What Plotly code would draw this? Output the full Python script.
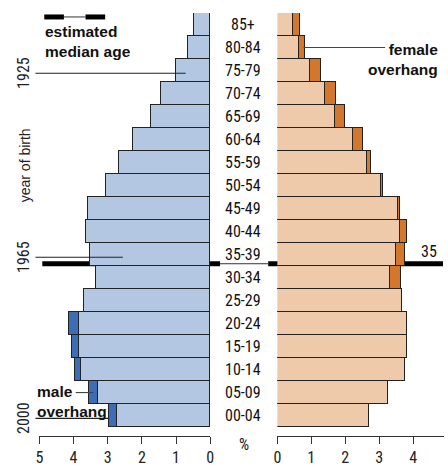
import plotly.graph_objects as go

# ---------------- data ----------------
age_groups = ["00-04", "05-09", "10-14", "15-19", "20-24", "25-29", "30-34", "35-39",
              "40-44", "45-49", "50-54", "55-59", "60-64", "65-69", "70-74", "75-79",
              "80-84", "85+"]
male_pct = [2.96, 3.55, 3.96, 4.03, 4.11, 3.67, 3.32, 3.51, 3.63, 3.57, 3.05, 2.66,
            2.25, 1.72, 1.42, 0.98, 0.64, 0.47]
female_pct = [2.72, 3.27, 3.76, 3.82, 3.83, 3.67, 3.64, 3.76, 3.83, 3.63, 3.11, 2.77,
              2.53, 1.99, 1.73, 1.30, 0.83, 0.68]
x_ticks = [0, 1, 2, 3, 4, 5]
median_age = 35.5
median_label = "35"
survey_year = 2001.9
birth_years = [1925, 1965, 2000]
birth_line_end_px = [185, 121, 107]

W, H = 448, 467
def px(x):
    return x / W
def py(y):
    return 1 - y / H

NARROW = "Liberation Sans Narrow, Roboto Condensed, Arial Narrow, Liberation Sans"
REG = "Liberation Sans, Arial"
BOLD = "Liberation Sans, Arial"

M_LIGHT, M_DARK = "#b3c6e2", "#3d6db4"
F_LIGHT, F_DARK = "#eecaab", "#d2772b"
EDGE = "#222222"

idx = list(range(len(age_groups)))
common = [min(m, f) for m, f in zip(male_pct, female_pct)]
male_over = [round(m - c, 3) if m - c > 0.001 else None for m, c in zip(male_pct, common)]
female_over = [round(f - c, 3) if f - c > 0.001 else None for f, c in zip(female_pct, common)]

def age_to_y(age):
    return age / 5.0 - 0.5

fig = go.Figure()
fig.add_trace(go.Bar(y=idx, x=common, orientation="h", xaxis="x", yaxis="y",
                     marker=dict(color=M_LIGHT, line=dict(color=EDGE, width=1.3)),
                     width=1, showlegend=False, hoverinfo="skip"))
fig.add_trace(go.Bar(y=idx, x=male_over, orientation="h", xaxis="x", yaxis="y",
                     marker=dict(color=M_DARK, line=dict(color=EDGE, width=1.3)),
                     width=1, showlegend=False, hoverinfo="skip"))
fig.add_trace(go.Bar(y=idx, x=common, orientation="h", xaxis="x2", yaxis="y2",
                     marker=dict(color=F_LIGHT, line=dict(color=EDGE, width=1.3)),
                     width=1, showlegend=False, hoverinfo="skip"))
fig.add_trace(go.Bar(y=idx, x=female_over, orientation="h", xaxis="x2", yaxis="y2",
                     marker=dict(color=F_DARK, line=dict(color=EDGE, width=1.3)),
                     width=1, showlegend=False, hoverinfo="skip"))

ydom = [py(428), py(13)]
xpos = py(437)
axis_common = dict(anchor="free", position=xpos, showgrid=False, zeroline=False,
                   showline=True, linecolor="#333", linewidth=1.3,
                   ticks="outside", ticklen=7, tickwidth=1.3, tickcolor="#333",
                   tickvals=x_ticks, ticktext=[str(t) for t in x_ticks],
                   tickfont=dict(family=NARROW, size=16, color="#222"), fixedrange=True)
fig.update_layout(
    width=W, height=H,
    margin=dict(l=0, r=0, t=0, b=0),
    paper_bgcolor="white", plot_bgcolor="rgba(0,0,0,0)",
    barmode="stack", bargap=0,
    xaxis=dict(domain=[px(36), px(210)], range=[5, 0], **axis_common),
    xaxis2=dict(domain=[px(278.3), 1], range=[0, (W - 278.3) / 34.6], **axis_common),
    yaxis=dict(domain=ydom, range=[-0.5, 17.5], anchor="x", visible=False, fixedrange=True),
    yaxis2=dict(domain=ydom, range=[-0.5, 17.5], anchor="x2", visible=False, fixedrange=True),
)

shapes = []
ann = []
# median age line
my = age_to_y(median_age)
shapes.append(dict(type="line", xref="paper", yref="y", x0=px(39), x1=px(220), y0=my, y1=my,
                   line=dict(color="black", width=5), layer="below"))
shapes.append(dict(type="line", xref="paper", yref="y", x0=px(269), x1=px(447), y0=my, y1=my,
                   line=dict(color="black", width=5), layer="below"))
shapes.append(dict(type="line", xref="paper", yref="y", x0=px(220), x1=px(269), y0=my, y1=my,
                   line=dict(color="#333", width=1), layer="above"))
ann.append(dict(xref="paper", yref="y", x=px(433), y=my + 0.55, text=median_label,
                xanchor="center", showarrow=False, font=dict(family=NARROW, size=16, color="#111")))

# legend symbol
shapes.append(dict(type="line", xref="paper", yref="paper", x0=px(41), x1=px(61), y0=py(17), y1=py(17),
                   line=dict(color="black", width=5)))
shapes.append(dict(type="line", xref="paper", yref="paper", x0=px(61), x1=px(83), y0=py(17), y1=py(17),
                   line=dict(color="#333", width=1)))
shapes.append(dict(type="line", xref="paper", yref="paper", x0=px(83), x1=px(103), y0=py(17), y1=py(17),
                   line=dict(color="black", width=5)))
ann.append(dict(xref="paper", yref="paper", x=px(40), y=py(42), xanchor="left", yanchor="middle",
                text="<b>estimated<br>median age</b>", align="left", showarrow=False,
                font=dict(family=BOLD, size=15.5, color="#111")))

# birth-year lines
for yr, xe in zip(birth_years, birth_line_end_px):
    yy = age_to_y(survey_year - yr)
    shapes.append(dict(type="line", xref="paper", yref="y", x0=px(32), x1=px(xe), y0=yy, y1=yy,
                       line=dict(color="#222", width=1.1), layer="above"))
    ann.append(dict(xref="paper", yref="y", x=px(20), y=yy, text=str(yr), textangle=-90,
                    xanchor="center", yanchor="middle",
                    showarrow=False, font=dict(family=NARROW, size=16, color="#222")))
ann.append(dict(xref="paper", yref="paper", x=px(21), y=py(166), text="year of birth", textangle=-90,
                xanchor="center", yanchor="middle",
                showarrow=False, font=dict(family=REG, size=14, color="#222")))

# age labels
for i, lab in zip(idx, age_groups):
    ann.append(dict(xref="paper", yref="y", x=px(243), y=i, text=lab, showarrow=False,
                    xanchor="center", font=dict(family=NARROW, size=16, color="#111")))
ann.append(dict(xref="paper", yref="paper", x=px(244), y=py(457), text="%", showarrow=False,
                xanchor="center", font=dict(family=NARROW, size=16, color="#222")))

# overhang callouts
shapes.append(dict(type="line", xref="paper", yref="y", x0=px(305), x1=px(388), y0=16, y1=16,
                   line=dict(color="#444", width=1.1)))
ann.append(dict(xref="paper", yref="paper", x=px(444), y=py(60), xanchor="right", yanchor="middle",
                text="<b>female<br>overhang</b>", align="right", showarrow=False,
                font=dict(family=BOLD, size=15.5, color="#111")))
shapes.append(dict(type="line", xref="paper", yref="y", x0=px(73), x1=px(91), y0=1, y1=1,
                   line=dict(color="#444", width=1.1)))
ann.append(dict(xref="paper", yref="paper", x=px(32), y=py(402), xanchor="left", yanchor="middle",
                text="<b>male<br>overhang</b>", align="left", showarrow=False,
                font=dict(family=BOLD, size=15.5, color="#111")))

fig.update_layout(shapes=shapes, annotations=ann)
fig.write_html("out.html", config={"displayModeBar": False},
               post_script="document.body.style.margin='0';document.body.style.padding='0';")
★ ★ ★ ★
WHAT IS REQUIRED:
Leave out the pictures and repeat the lines from the start of the material through the line with "import plotly.graph_objects as go", inclusive.

OUTPUT OF THE EXERCISE:
What Plotly code would draw this? Output the full Python script.
import plotly.graph_objects as go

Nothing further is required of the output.